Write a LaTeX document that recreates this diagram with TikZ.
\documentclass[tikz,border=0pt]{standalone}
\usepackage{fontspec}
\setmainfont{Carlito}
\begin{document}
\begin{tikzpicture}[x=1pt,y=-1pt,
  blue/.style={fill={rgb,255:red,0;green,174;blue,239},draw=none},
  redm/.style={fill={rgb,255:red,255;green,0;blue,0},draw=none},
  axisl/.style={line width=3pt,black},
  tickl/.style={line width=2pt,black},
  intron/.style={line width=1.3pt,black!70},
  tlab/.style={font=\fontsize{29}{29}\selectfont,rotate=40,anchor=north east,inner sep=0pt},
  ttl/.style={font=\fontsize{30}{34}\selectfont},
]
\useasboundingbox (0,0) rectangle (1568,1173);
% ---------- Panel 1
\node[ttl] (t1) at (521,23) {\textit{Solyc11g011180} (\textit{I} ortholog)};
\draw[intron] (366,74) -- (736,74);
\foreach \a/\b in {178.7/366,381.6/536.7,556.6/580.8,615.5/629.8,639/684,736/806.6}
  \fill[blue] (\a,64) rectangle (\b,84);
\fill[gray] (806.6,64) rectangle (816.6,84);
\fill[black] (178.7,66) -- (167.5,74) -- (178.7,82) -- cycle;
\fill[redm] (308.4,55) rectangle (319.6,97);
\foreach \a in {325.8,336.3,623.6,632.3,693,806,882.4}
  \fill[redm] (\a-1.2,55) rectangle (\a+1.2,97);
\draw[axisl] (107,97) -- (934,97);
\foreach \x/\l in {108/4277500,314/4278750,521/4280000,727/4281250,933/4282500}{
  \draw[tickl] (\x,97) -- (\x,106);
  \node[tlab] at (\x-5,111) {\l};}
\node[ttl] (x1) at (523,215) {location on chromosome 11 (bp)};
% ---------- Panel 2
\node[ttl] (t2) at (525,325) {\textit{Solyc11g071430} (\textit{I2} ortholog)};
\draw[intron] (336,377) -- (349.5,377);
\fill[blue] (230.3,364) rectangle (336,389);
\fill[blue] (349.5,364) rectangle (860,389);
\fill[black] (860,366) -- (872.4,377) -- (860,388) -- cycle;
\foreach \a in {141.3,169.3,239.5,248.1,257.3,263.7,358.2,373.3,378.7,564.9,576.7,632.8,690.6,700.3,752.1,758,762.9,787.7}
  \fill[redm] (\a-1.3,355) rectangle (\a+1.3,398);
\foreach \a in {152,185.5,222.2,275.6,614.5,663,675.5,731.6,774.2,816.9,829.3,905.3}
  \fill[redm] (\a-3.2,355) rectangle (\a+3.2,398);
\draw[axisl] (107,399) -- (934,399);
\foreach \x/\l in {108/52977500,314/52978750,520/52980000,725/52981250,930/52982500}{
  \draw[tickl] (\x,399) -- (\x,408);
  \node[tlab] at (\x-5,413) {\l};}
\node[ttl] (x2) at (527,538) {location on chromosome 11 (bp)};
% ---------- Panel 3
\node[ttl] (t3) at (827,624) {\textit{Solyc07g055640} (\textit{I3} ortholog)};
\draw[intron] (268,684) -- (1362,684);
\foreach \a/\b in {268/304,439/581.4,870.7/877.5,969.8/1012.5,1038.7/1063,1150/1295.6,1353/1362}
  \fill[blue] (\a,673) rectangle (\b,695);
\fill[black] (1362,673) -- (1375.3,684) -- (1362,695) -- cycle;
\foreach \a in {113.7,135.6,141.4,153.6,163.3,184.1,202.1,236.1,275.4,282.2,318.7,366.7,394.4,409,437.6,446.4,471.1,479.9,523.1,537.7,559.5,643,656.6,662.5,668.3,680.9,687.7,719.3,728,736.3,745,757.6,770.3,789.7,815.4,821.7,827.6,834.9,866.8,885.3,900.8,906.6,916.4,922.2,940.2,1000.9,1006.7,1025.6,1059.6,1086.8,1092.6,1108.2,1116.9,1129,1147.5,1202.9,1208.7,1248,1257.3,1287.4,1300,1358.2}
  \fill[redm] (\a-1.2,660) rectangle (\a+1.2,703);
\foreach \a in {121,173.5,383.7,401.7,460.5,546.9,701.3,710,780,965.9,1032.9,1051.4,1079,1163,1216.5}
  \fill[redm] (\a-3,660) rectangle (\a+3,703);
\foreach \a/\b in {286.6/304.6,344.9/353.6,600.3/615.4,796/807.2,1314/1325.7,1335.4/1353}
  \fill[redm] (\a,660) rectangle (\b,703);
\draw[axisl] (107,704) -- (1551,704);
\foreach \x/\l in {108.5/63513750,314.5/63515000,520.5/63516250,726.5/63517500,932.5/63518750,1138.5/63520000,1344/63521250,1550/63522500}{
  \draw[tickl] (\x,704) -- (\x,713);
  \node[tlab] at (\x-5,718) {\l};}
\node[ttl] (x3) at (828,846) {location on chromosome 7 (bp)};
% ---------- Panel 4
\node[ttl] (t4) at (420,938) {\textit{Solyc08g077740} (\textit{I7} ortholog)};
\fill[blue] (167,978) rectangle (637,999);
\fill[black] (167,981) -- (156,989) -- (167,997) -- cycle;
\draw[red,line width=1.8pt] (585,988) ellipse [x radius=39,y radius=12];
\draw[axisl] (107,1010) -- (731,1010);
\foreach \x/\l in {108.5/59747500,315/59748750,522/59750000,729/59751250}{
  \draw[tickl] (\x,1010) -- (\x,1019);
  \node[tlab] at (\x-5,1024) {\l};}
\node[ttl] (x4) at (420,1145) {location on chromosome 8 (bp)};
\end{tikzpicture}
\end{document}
_ _ _ _ _ _ _
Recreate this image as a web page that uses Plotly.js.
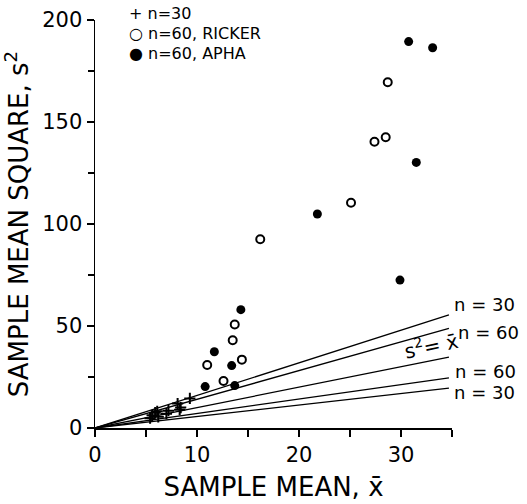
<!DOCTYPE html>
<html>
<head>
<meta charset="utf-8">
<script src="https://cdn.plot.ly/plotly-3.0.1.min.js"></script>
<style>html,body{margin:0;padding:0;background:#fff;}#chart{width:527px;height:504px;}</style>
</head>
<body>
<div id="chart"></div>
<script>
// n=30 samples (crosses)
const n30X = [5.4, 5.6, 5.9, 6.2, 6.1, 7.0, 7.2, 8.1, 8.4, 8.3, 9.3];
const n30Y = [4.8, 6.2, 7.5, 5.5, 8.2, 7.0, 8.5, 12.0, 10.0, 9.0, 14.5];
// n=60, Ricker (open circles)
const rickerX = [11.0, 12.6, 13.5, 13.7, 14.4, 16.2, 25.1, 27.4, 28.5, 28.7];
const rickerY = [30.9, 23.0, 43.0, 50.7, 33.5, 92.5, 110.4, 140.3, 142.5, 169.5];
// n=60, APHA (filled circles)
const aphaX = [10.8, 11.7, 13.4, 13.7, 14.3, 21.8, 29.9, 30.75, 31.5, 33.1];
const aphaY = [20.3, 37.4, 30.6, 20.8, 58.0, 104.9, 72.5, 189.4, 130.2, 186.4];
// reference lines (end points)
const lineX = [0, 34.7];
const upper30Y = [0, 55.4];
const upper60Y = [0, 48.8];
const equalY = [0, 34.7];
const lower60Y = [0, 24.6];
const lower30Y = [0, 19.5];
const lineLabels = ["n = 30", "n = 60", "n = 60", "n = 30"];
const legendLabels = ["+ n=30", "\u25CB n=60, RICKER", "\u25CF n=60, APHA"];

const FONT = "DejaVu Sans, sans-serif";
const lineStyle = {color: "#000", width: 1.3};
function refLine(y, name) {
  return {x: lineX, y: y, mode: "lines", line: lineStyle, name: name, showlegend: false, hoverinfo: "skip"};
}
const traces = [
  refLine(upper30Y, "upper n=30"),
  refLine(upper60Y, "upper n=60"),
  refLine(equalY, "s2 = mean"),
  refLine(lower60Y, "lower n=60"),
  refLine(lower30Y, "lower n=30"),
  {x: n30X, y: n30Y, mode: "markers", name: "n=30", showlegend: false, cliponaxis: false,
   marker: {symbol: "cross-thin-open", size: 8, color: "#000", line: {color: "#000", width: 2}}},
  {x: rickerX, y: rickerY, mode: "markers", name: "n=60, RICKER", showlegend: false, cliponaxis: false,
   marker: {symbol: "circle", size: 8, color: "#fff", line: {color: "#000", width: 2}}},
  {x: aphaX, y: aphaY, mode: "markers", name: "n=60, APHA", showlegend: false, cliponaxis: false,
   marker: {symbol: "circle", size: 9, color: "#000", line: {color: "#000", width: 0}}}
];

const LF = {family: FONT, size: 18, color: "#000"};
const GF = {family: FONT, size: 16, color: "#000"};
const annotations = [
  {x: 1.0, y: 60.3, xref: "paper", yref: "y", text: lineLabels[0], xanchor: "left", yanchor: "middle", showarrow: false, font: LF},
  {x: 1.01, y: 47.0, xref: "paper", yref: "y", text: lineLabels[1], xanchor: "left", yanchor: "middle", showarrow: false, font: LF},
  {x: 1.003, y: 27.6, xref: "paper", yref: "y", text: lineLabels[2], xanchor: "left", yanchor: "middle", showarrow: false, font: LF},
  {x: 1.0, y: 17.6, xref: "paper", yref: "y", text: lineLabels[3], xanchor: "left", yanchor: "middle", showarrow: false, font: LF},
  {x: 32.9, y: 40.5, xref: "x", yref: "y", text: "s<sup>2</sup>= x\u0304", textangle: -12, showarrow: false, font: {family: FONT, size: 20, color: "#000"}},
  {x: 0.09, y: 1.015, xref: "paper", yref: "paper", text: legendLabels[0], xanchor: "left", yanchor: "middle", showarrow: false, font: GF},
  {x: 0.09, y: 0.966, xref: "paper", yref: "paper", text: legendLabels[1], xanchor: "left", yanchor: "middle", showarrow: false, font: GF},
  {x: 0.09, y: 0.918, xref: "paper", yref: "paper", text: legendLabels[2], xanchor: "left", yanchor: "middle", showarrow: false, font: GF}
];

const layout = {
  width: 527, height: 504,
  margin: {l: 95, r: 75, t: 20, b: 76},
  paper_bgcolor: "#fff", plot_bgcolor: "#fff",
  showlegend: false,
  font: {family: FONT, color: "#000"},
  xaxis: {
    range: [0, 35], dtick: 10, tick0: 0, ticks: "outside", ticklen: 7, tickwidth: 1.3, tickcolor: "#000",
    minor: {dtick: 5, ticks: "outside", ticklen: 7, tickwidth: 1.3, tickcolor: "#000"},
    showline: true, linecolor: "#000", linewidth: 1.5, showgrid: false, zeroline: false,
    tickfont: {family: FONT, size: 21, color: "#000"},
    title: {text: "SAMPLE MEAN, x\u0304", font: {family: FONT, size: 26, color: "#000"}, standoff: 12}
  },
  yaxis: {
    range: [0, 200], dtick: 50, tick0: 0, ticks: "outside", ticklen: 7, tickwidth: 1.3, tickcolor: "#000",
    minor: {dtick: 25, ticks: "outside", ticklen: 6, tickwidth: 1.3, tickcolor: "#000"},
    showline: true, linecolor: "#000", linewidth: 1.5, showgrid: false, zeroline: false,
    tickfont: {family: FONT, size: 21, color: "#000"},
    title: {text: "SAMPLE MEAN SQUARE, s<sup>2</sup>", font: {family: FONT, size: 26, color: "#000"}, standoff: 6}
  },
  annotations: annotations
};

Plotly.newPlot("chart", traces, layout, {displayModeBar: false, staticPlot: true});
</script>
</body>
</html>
_ _ _ _ _ _ _
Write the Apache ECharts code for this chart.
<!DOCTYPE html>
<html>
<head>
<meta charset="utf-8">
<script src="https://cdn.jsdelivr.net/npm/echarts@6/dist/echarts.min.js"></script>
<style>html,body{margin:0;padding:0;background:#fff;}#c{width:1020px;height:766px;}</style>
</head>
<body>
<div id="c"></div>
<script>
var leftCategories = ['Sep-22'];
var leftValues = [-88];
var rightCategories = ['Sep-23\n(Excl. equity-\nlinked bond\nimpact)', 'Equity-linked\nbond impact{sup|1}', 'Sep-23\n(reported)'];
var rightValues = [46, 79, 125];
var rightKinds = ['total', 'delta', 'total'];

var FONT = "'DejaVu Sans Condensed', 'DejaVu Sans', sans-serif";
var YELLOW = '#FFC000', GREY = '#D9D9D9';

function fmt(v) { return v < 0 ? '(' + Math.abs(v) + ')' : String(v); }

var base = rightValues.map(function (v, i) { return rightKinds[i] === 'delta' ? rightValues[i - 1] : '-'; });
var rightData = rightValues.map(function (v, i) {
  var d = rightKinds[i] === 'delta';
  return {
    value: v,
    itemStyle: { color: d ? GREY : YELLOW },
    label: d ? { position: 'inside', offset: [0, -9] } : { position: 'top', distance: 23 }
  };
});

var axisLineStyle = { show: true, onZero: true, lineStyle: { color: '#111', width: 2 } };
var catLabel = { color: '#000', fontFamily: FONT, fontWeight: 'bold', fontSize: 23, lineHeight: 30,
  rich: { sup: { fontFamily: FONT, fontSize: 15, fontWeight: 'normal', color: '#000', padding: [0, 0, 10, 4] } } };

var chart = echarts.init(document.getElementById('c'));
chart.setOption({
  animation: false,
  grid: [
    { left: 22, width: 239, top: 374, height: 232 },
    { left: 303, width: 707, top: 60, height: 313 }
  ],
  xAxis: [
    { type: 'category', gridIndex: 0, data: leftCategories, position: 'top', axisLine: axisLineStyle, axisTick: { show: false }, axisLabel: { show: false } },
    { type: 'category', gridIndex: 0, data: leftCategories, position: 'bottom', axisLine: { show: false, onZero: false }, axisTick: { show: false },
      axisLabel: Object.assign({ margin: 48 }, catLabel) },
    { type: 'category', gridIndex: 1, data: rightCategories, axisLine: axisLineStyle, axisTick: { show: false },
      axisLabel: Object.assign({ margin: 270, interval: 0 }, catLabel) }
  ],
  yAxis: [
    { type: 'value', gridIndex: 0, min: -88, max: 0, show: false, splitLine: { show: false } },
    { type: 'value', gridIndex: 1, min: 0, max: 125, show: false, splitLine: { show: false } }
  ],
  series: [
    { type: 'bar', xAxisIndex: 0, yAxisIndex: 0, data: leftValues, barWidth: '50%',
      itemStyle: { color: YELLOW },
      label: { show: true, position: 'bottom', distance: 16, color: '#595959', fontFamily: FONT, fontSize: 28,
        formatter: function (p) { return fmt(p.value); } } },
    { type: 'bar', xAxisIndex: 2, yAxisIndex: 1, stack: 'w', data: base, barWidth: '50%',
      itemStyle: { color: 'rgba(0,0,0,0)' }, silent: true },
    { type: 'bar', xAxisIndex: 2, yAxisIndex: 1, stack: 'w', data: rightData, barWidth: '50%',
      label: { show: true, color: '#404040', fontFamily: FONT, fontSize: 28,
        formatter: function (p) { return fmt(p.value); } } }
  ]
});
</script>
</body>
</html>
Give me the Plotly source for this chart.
_ _ _ _ _ _ _
How many lines in the records above hold the word "this"? Give only the number.

4